Steven's Knowledge

Governance Frameworks

NIST AI RMF, ISO 42001, review boards, and the organizational machinery for responsible AI

A regulation tells you what you must do. A governance framework tells you how to do it systematically. Without one, compliance is ad hoc — every team invents its own process, nothing is consistent, and auditors find gaps everywhere.

The frameworks worth knowing about fall into two buckets: external standards you can certify against, and internal structures you build to operationalize them.

NIST AI Risk Management Framework (AI RMF)

The NIST AI RMF is the US government's voluntary framework for managing AI risk. It's organized around four functions:

  1. Govern — establish policies, roles, and a culture of responsible AI. Who makes decisions? How are they documented?
  2. Map — understand the context: what does the system do, who is affected, what could go wrong?
  3. Measure — assess and track risks quantitatively. Bias metrics, performance degradation, failure rates.
  4. Manage — allocate resources to treat, transfer, or accept identified risks.

Why engineers should care

NIST AI RMF is increasingly referenced in US government procurement. If your company sells AI to federal agencies, expect RFPs to ask about your AI RMF alignment. Even outside government, it's a solid structure for thinking about risk.
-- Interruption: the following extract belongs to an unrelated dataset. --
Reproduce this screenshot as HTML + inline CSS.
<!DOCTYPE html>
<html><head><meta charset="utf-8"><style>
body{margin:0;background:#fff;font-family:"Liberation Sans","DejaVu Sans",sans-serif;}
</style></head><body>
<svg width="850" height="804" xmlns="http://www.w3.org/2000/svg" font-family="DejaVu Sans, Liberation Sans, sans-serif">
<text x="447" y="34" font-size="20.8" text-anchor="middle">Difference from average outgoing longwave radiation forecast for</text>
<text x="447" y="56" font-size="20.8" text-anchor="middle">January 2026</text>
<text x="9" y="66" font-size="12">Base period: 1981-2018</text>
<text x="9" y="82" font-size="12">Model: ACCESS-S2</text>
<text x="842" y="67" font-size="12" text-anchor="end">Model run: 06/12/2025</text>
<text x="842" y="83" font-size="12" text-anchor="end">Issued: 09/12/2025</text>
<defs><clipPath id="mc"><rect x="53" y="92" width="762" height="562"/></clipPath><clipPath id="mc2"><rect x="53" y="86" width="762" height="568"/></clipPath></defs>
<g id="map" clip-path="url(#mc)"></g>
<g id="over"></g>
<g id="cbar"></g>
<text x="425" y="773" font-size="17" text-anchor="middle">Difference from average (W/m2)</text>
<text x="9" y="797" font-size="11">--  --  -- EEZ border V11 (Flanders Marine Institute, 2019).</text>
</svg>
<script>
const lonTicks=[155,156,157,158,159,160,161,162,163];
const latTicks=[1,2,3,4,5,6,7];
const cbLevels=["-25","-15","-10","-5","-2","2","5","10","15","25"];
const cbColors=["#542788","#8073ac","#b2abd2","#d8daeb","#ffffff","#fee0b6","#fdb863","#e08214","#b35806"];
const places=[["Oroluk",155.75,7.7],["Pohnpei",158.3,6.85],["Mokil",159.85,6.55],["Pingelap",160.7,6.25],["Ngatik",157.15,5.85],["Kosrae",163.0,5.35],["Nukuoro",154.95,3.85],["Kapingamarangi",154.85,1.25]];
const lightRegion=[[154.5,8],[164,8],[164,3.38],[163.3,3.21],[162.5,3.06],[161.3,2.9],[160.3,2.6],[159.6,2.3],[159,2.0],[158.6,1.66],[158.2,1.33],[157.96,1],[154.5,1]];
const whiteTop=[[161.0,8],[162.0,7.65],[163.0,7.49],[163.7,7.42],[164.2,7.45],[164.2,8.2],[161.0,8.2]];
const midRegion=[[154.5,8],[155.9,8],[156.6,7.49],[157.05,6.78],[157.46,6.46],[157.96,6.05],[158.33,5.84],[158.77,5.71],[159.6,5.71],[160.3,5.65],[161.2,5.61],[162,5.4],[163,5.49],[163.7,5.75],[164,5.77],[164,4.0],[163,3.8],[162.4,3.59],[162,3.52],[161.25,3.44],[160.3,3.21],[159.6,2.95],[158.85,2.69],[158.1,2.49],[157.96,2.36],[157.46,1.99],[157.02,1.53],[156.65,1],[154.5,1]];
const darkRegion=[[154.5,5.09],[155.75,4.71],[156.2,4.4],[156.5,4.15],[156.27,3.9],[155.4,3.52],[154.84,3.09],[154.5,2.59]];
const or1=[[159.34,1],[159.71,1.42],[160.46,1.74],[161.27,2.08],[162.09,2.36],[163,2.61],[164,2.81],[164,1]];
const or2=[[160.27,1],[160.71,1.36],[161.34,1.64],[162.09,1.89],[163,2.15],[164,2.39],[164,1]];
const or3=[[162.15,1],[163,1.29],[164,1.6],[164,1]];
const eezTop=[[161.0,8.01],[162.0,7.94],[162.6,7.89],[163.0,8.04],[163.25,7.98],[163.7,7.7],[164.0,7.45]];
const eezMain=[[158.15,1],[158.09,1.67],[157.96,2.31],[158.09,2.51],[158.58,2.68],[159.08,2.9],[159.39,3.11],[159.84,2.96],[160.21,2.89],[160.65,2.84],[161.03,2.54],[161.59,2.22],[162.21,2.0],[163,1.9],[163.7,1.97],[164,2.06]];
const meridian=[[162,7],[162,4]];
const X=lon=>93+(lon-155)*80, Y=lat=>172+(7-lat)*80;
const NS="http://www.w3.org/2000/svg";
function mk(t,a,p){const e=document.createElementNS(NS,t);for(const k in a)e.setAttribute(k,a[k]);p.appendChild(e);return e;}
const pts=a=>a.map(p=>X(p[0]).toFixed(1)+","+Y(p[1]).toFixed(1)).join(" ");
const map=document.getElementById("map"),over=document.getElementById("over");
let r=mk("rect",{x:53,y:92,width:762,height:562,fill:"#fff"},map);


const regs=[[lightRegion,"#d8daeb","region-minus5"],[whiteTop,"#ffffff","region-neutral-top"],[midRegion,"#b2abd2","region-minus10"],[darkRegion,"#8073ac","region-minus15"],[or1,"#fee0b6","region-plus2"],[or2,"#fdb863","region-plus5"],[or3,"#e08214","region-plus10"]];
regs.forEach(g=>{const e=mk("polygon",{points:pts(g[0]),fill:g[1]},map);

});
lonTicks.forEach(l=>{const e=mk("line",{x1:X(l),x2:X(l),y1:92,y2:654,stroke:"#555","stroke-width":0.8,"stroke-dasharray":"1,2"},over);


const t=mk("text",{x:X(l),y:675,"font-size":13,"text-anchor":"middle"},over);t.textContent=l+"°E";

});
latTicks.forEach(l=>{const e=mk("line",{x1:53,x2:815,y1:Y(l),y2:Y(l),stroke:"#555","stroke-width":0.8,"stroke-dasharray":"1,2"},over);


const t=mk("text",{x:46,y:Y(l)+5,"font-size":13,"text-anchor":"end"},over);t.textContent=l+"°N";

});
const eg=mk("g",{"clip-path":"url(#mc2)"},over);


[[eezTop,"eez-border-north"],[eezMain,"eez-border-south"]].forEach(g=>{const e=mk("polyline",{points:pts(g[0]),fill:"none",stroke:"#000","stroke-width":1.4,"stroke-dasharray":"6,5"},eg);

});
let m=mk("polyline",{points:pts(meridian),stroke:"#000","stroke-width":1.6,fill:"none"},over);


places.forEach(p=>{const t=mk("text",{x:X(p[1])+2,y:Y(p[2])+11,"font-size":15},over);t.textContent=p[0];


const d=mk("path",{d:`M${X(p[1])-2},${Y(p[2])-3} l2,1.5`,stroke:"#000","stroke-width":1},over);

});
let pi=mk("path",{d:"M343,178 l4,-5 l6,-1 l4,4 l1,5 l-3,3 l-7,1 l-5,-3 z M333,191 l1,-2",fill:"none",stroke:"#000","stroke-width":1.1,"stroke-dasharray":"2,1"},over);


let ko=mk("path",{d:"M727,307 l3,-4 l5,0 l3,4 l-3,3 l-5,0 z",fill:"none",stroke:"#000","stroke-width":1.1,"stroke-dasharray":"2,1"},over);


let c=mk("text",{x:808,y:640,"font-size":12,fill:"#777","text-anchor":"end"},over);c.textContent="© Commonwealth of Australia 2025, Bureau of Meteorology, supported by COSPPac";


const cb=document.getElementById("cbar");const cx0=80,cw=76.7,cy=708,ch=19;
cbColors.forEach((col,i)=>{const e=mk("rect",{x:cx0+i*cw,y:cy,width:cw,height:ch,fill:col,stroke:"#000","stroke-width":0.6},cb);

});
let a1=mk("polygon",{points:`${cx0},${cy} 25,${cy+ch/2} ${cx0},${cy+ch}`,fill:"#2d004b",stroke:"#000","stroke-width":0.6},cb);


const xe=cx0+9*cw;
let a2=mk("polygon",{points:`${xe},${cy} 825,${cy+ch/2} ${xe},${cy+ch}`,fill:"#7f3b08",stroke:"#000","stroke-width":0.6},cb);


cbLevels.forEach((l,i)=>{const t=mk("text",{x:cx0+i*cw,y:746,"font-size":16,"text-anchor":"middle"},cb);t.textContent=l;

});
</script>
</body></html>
The companion NIST AI RMF Playbook provides specific suggested actions for each sub-category — useful when you're translating framework language into backlog items.

ISO/IEC 42001

ISO 42001 is the international standard for AI management systems. Think of it as ISO 27001 (information security) but for AI. It specifies requirements for establishing, implementing, maintaining, and improving an AI management system.

Key elements:

  • AI policy — documented organizational commitment to responsible AI.
  • Risk assessment — systematic identification and evaluation of AI-specific risks.
  • AI system impact assessment — evaluate impacts on individuals, groups, and society.
  • Data management — controls for data quality, provenance, and appropriateness.
  • Third-party management — oversight of AI components from vendors.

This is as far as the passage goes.